_GOAL_:
Please give back word for word the lines below, from the first one through the one with "Chart.register(...registerables);".

_MATERIAL PROVIDED_:
[start]
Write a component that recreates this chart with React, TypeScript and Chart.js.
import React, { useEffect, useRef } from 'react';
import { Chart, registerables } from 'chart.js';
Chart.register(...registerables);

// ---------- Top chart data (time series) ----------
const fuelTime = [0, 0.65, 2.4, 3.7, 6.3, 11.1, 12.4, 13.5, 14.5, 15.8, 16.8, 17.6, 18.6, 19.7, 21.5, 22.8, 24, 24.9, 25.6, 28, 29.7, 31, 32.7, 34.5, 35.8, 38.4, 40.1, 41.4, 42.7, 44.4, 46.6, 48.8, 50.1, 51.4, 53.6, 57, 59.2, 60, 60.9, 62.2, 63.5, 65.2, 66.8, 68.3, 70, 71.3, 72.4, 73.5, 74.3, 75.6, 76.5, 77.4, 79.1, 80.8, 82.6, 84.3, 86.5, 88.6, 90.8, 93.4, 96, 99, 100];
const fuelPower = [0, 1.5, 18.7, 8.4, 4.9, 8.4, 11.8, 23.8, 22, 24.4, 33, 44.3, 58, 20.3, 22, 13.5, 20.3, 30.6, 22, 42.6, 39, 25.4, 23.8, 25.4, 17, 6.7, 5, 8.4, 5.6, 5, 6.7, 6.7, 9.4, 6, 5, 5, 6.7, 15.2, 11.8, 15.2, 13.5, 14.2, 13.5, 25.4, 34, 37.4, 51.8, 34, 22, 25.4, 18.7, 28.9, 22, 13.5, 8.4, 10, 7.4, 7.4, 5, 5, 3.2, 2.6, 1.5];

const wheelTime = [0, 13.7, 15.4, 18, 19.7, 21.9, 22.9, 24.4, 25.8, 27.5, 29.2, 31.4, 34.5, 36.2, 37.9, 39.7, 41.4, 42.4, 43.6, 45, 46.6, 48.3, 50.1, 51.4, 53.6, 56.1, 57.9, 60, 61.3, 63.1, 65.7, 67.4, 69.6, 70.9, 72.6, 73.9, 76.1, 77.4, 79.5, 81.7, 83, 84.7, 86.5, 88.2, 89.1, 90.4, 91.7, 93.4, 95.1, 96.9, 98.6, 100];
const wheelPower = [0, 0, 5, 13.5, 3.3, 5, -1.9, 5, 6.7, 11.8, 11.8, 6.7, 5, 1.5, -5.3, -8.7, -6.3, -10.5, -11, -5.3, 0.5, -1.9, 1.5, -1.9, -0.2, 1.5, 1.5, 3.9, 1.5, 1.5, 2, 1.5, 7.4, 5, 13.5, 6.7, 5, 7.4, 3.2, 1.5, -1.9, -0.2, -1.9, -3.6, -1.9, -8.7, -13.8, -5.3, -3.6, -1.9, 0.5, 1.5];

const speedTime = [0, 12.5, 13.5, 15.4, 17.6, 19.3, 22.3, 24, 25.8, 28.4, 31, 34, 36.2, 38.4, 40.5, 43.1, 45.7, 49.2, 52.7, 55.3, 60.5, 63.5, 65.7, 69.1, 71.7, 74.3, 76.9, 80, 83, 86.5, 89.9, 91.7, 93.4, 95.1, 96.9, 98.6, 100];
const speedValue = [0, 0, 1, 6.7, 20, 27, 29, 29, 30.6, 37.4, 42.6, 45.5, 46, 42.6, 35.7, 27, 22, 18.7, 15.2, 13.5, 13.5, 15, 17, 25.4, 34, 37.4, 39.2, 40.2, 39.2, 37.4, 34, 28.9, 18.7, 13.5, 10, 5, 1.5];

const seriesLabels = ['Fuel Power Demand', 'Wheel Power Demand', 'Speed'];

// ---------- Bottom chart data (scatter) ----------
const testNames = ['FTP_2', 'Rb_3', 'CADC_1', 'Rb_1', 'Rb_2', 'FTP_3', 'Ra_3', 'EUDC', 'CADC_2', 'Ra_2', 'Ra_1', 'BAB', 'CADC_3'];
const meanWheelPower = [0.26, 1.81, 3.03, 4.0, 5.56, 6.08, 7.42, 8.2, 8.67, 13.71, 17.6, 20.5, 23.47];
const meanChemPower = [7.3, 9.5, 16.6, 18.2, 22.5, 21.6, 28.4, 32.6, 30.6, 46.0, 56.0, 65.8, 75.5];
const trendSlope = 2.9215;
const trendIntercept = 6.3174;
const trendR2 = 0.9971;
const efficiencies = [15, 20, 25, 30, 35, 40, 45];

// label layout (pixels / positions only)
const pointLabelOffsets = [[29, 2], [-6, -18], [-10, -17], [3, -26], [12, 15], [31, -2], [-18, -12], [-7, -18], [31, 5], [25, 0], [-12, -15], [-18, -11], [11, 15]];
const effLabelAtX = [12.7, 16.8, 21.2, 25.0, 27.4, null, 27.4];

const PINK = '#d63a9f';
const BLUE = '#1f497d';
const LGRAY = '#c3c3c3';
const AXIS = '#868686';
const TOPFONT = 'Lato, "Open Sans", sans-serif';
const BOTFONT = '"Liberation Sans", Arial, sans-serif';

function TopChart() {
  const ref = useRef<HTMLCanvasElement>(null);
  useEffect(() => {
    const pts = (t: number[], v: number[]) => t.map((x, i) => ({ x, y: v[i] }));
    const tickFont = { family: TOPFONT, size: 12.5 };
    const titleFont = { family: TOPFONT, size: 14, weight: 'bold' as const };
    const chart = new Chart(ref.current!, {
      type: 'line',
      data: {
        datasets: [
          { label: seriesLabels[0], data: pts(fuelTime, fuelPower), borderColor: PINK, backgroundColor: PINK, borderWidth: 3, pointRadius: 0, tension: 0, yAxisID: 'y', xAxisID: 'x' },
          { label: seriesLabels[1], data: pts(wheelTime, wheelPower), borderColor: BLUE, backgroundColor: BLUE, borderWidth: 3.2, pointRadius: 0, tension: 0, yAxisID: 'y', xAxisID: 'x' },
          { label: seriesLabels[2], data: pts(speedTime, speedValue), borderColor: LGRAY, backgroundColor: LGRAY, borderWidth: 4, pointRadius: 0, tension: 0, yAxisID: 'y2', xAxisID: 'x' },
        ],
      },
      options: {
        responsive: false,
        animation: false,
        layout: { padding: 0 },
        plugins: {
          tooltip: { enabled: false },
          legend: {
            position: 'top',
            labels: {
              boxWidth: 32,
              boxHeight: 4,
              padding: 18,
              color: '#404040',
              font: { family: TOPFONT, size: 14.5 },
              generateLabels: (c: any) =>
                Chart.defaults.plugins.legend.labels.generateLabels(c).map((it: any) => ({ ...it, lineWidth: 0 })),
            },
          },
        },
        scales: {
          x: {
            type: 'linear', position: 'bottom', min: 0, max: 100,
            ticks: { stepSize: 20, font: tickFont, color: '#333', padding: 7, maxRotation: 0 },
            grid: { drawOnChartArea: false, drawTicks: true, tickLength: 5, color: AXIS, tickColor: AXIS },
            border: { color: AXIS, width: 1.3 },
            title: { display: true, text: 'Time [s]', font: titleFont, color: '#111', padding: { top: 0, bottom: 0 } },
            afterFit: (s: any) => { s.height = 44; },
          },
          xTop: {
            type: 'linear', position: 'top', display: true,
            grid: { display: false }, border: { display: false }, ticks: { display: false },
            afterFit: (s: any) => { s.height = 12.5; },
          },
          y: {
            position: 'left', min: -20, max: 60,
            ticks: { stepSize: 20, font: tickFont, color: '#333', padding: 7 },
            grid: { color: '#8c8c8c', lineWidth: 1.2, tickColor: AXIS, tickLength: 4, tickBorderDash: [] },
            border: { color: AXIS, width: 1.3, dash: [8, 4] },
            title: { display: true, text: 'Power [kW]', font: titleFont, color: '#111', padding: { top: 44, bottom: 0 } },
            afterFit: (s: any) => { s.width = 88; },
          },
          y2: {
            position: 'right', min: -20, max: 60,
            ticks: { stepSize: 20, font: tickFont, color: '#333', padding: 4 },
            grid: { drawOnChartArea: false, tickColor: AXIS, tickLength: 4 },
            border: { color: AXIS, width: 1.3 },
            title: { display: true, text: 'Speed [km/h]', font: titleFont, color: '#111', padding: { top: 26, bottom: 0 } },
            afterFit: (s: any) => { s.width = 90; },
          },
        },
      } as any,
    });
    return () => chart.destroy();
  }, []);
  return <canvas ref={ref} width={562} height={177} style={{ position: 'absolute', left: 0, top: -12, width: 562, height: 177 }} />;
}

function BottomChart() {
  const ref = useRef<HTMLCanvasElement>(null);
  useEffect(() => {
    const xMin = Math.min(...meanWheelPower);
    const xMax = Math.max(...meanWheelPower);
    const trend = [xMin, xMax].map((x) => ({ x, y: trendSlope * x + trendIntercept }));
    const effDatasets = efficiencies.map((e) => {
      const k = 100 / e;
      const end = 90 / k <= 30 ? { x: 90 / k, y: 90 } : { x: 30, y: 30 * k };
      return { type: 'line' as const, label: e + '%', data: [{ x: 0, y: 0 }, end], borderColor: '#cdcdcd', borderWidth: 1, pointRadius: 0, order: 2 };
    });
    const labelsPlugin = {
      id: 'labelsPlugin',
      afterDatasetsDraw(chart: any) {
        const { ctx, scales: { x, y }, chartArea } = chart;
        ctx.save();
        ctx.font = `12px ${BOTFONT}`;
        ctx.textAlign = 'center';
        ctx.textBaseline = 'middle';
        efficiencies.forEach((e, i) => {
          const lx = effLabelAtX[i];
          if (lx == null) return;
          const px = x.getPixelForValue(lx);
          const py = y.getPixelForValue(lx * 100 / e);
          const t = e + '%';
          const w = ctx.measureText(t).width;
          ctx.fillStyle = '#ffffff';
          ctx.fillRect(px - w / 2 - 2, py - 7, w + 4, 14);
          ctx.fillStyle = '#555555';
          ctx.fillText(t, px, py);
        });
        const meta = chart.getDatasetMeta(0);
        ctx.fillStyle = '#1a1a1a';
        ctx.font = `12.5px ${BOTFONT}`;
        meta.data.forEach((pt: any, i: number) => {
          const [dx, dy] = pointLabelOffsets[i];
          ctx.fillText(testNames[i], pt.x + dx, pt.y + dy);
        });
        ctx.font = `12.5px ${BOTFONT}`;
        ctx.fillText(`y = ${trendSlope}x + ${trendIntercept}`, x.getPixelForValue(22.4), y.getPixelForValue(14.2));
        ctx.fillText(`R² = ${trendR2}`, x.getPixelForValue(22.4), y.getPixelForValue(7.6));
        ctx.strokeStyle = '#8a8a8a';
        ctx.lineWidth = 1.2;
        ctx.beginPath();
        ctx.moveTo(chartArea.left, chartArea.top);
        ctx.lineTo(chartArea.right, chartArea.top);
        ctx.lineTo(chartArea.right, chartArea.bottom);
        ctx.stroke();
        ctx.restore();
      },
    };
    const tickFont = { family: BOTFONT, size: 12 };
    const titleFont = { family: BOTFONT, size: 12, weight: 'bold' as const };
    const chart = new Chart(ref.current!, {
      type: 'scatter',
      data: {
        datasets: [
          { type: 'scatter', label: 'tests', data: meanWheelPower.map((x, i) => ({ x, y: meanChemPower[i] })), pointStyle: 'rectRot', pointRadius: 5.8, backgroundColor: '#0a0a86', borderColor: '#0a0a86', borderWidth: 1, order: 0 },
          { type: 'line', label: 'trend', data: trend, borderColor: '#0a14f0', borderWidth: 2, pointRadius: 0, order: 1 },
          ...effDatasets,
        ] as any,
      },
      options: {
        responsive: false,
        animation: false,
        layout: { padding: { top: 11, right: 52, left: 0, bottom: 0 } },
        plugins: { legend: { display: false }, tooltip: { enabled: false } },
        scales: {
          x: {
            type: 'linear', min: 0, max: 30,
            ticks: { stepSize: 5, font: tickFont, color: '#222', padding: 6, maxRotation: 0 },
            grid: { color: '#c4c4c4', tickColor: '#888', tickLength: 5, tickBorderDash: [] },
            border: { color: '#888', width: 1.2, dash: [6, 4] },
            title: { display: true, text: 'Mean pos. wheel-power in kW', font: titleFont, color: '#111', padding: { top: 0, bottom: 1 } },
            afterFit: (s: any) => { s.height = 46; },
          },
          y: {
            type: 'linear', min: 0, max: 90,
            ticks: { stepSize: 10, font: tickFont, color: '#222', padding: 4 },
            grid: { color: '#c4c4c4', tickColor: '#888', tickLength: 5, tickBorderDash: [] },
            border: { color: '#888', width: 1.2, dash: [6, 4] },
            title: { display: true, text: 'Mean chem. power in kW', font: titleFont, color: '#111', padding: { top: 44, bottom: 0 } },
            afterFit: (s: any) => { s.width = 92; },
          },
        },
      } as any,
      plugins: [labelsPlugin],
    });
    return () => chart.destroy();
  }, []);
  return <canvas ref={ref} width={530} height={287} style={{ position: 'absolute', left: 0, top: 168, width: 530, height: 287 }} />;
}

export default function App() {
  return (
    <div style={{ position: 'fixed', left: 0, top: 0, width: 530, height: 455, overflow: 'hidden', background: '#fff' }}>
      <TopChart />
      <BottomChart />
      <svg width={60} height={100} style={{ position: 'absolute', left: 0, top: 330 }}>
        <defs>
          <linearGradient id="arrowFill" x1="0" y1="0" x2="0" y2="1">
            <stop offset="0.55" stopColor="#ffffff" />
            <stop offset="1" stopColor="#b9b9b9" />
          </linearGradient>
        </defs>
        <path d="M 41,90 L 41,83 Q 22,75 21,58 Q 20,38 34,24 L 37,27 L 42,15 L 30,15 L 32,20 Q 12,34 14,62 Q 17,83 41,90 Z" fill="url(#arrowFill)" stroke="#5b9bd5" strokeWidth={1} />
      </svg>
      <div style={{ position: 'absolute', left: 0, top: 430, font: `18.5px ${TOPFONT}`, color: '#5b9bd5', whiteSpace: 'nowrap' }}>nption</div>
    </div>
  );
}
[end]
_EXERCISE OUTPUT_:
Write a component that recreates this chart with React, TypeScript and Chart.js.
import React, { useEffect, useRef } from 'react';
import { Chart, registerables } from 'chart.js';
Chart.register(...registerables);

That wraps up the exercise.